Bei mir hat Mercier das Rennen gemacht. Nachtzug nach Lissabon ist das absolut beste Buch, das ich gelesen habe. Ich vermute, dass es auch nach deinem Geschmack wäre. Auszüge davon hab ich ja in meinem Blog notiert.
Ich möchte mich bei dir für die wundervollen Kommentare bedanken. Diese Art von Gespräch brauche ich so dringend, um nicht in der Bedeutungslosigkeit des Lebens versinken zu müssen und es ist so schön, wieder jemandem begegnet zu sein, der diese meine Leidenschaft teilt.
Worin ich dir allerdings widersprechen möchte ist, dass ich für die Augenblicke in denen ich eins bin mit anderen Menschen nicht grenzenloses Vertauen und innere Ruhe brauche. Ganz im Gegenteil, die ganz kurzen Begegnungen, das Glitzern in den Augen des anderen, das Spüren seiner oder ihrer Seele sind spontanes Empfinden. Es begegnet dir überall, in der Straßenbahn, auf dem Weg zur Arbeit, beim Sport oder des nachtens in einer Bar. Ich hatte vor kurzem ein tolles Erlebnis: Ich war auf der Suche nach einem Buch über Aktzeichnen und habe dabei einen Maler kennengelernt, ganz zufällig - oder doch nicht? - sind wir ins Gespräch gekommen. Eine Stunde lang haben wir Zeit und Ort rund um uns herum vergessen. Ich hätte schon längst nach Hause müssen, die Kinder haben gewartet, es war nicht mehr von Bedeutung, bis ein Anruf uns wieder in diese Welt zurückbefördert hat. Ich konnte ihn nicht nach seiner Telefonnummer fragen, es hätte alles zerstört.
Es passiert mir so oft, dass genau diejenigen Menschen in mein Leben treten, die ich brauche. Oftmals erkenne ich im Augenblick selbst nicht den Grund für die Begegnung, doch rückblickend betrachtet weiß ich dann ganz genau, worin unsere Aufgaben füreinander bestanden haben.

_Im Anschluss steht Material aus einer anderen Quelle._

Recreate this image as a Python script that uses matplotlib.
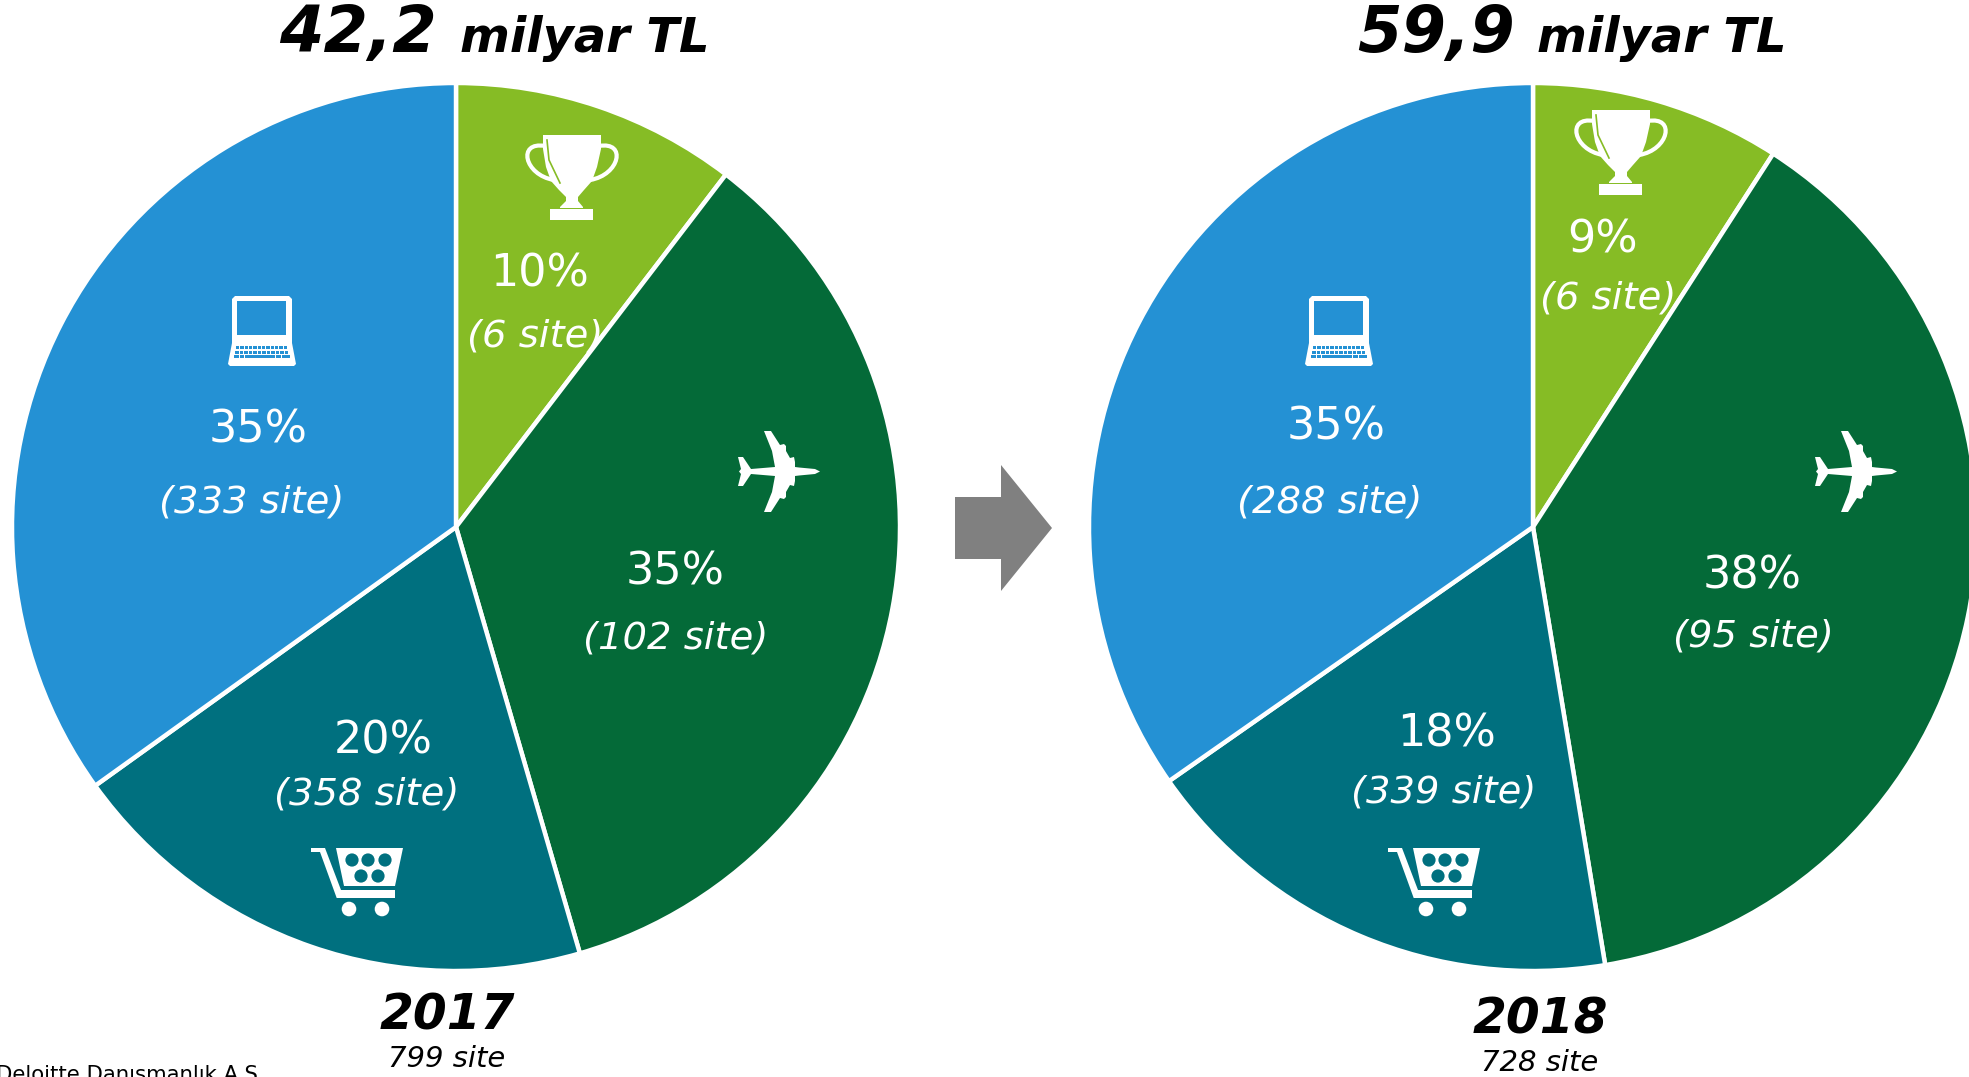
import matplotlib
matplotlib.use("Agg")
import matplotlib.pyplot as plt
from matplotlib.patches import Polygon, Circle, Rectangle, PathPatch
from matplotlib.path import Path

W, H = 1969, 1077
categories = ["Online", "Kategori", "Seyahat", "Pazaryeri"]
colors = ["#86BC25", "#046A38", "#00707F", "#2491D4"]
values_2017 = [10.4, 35.1, 19.6, 34.9]
values_2018 = [9.1, 38.3, 17.9, 34.7]
pct_2017 = ["10%", "35%", "20%", "35%"]
pct_2018 = ["9%", "38%", "18%", "35%"]
sites_2017 = ["(6 site)", "(102 site)", "(358 site)", "(333 site)"]
sites_2018 = ["(6 site)", "(95 site)", "(339 site)", "(288 site)"]
totals = ["42,2", "59,9"]
years = ["2017", "2018"]
year_sites = ["799 site", "728 site"]

fig = plt.figure(figsize=(W / 100, H / 100), dpi=100, facecolor="white")
ax = fig.add_axes([0, 0, 1, 1])
plt.rcParams["font.family"] = "DejaVu Sans"


def Y(py):
    return H - py


for vals, cx in ((values_2017, 456), (values_2018, 1533)):
    ax.pie(vals, colors=colors, center=(cx, Y(527)), radius=444, startangle=90,
           counterclock=False, wedgeprops=dict(edgecolor="white", linewidth=3.2))
ax.set_xlim(0, W)
ax.set_ylim(0, H)
ax.set_aspect("equal")
ax.axis("off")


def T(x, y, s, size, **kw):
    ax.text(x, Y(y), s, fontsize=size, ha="center", va="center", **kw)


pos_2017 = [((540, 274), (535, 336)), ((675, 572), (676, 638)),
            ((383, 741), (367, 795)), ((258, 430), (252, 503))]
pos_2018 = [((1603, 240), (1608, 299)), ((1752, 576), (1753, 637)),
            ((1447, 734), (1444, 793)), ((1336, 427), (1330, 502))]
for pcts, sites, pos in ((pct_2017, sites_2017, pos_2017), (pct_2018, sites_2018, pos_2018)):
    for p, s, (a, b) in zip(pcts, sites, pos):
        T(a[0], a[1], p, 32, color="white")
        T(b[0], b[1], s, 27.7, color="white", style="italic")

for total, x1, x2 in zip(totals, (358, 1436), (585, 1662)):
    T(x1, 34, total, 46, color="black", style="italic", weight="bold")
    T(x2, 38, "milyar TL", 34.5, color="black", style="italic", weight="bold")
for yr, ys, x, y1, y2 in zip(years, year_sites, (447, 1540), (1016, 1020), (1059, 1063)):
    T(x, y1, yr, 35, color="black", style="italic", weight="bold")
    T(x, y2, ys, 21, color="black", style="italic")

ax.text(-4, Y(1075), "Deloitte Danışmanlık A.Ş.", fontsize=15.3, ha="left", va="center", color="black")

ax.add_patch(Polygon([(955, Y(497)), (1001, Y(497)), (1001, Y(465)), (1052, Y(528)),
                      (1001, Y(591)), (1001, Y(559)), (955, Y(559))], closed=True,
                     facecolor="#808080", edgecolor="none"))


def P(ox, oy, pts):
    return [(ox + x, Y(oy + y)) for x, y in pts]


def fill(ox, oy, pts, c="white", z=5):
    ax.add_patch(Polygon(P(ox, oy, pts), closed=True, fc=c, ec="none", zorder=z))


def trophy(ox, oy, bg):
    fill(ox, oy, [(17, 0), (75, 0), (75, 14), (71, 32), (66, 46), (58, 55), (52, 62), (52, 66),
                  (57, 72), (57, 73), (34, 73), (34, 72), (40, 66), (40, 62), (33, 55), (25, 46),
                  (20, 32), (17, 14)])
    fill(ox, oy, [(24, 74), (67, 74), (67, 85), (24, 85)])
    codes = [Path.MOVETO, Path.CURVE4, Path.CURVE4, Path.CURVE4]
    for pts in ([(19, 11), (-9, 6), (-2, 40), (28, 45)], [(73, 11), (101, 6), (94, 40), (64, 45)]):
        ax.add_patch(PathPatch(Path(P(ox, oy, pts), codes), fc="none", ec="white", lw=3.0, zorder=5))
    ax.plot(*zip(*P(ox, oy, [(21, 5), (23, 25), (34, 48)])), color=bg, lw=1.2, zorder=6)


def laptop(ox, oy, c):
    fill(ox, oy, [(7, 0), (61, 0), (64, 3), (64, 47), (4, 47), (4, 3)])
    ax.add_patch(Rectangle((ox + 9, Y(oy + 39)), 49, 34, fc=c, ec="none", zorder=6))
    fill(ox, oy, [(4, 47), (64, 47), (68, 68), (66, 70), (2, 70), (0, 68)])
    for r, (a, b) in enumerate(((8, 60), (7, 61))):
        for i in range(12):
            x = a + (b - a) * i / 12
            ax.add_patch(Rectangle((ox + x, Y(oy + 53.2 + r * 4.5)), (b - a) / 12 - 1, 3.2, fc=c, ec="none", zorder=6))
    for a, b in ((6, 10.5), (11.5, 16), (17, 47), (48, 52.5), (53.5, 62)):
        ax.add_patch(Rectangle((ox + a, Y(oy + 62.2)), b - a, 3.2, fc=c, ec="none", zorder=6))


def plane(ox, oy):
    upper = [(83, 40.5), (78, 38), (62, 36.5), (58, 36), (58, 31), (57, 26), (53, 27), (49, 20),
             (49, 15), (47, 13), (43, 14), (34, 0), (27, 0), (35, 20), (38, 36), (14, 38),
             (6, 26), (1, 26), (4, 38), (2, 40.5)]
    lower = [(x, 81 - y) for x, y in reversed(upper[1:-1])]
    fill(ox, oy, upper + lower)


def cart(ox, oy, c):
    fill(ox, oy, [(0, 0), (14, 0), (30, 42), (84, 42), (84, 50), (25.7, 50), (9, 4), (0, 4)])
    fill(ox, oy, [(25, 0), (92, 0), (84, 38), (33, 38)])
    for x, y in ((41, 12), (57, 12), (74, 12), (50, 28), (67, 28)):
        ax.add_patch(Circle((ox + x, Y(oy + y)), 6.6, fc=c, ec="none", zorder=6))
    for x in (38, 71):
        ax.add_patch(Circle((ox + x, Y(oy + 61)), 7.3, fc="white", ec="none", zorder=5))


trophy(526, 135, colors[0])
trophy(1575, 110, colors[0])
laptop(228, 296, colors[3])
laptop(1305, 296, colors[3])
plane(737, 431)
plane(1814, 431)
cart(311, 848, colors[2])
cart(1388, 848, colors[2])

fig.savefig("out.png", dpi=100, facecolor="white")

Doch das ist vielleicht eins meiner Themen für den Platz am Ufer eines Flusses.
Zum Thema Männerbild und Frauenfreundschaften kann ich heute leider nichts mehr schreiben, dazu brauche ich etwas mehr ungestörte Zeit. Außerdem muss ich noch darüber nachdenken, welches mein Zauberwort ist. Verrätst du mir mal deines? So long.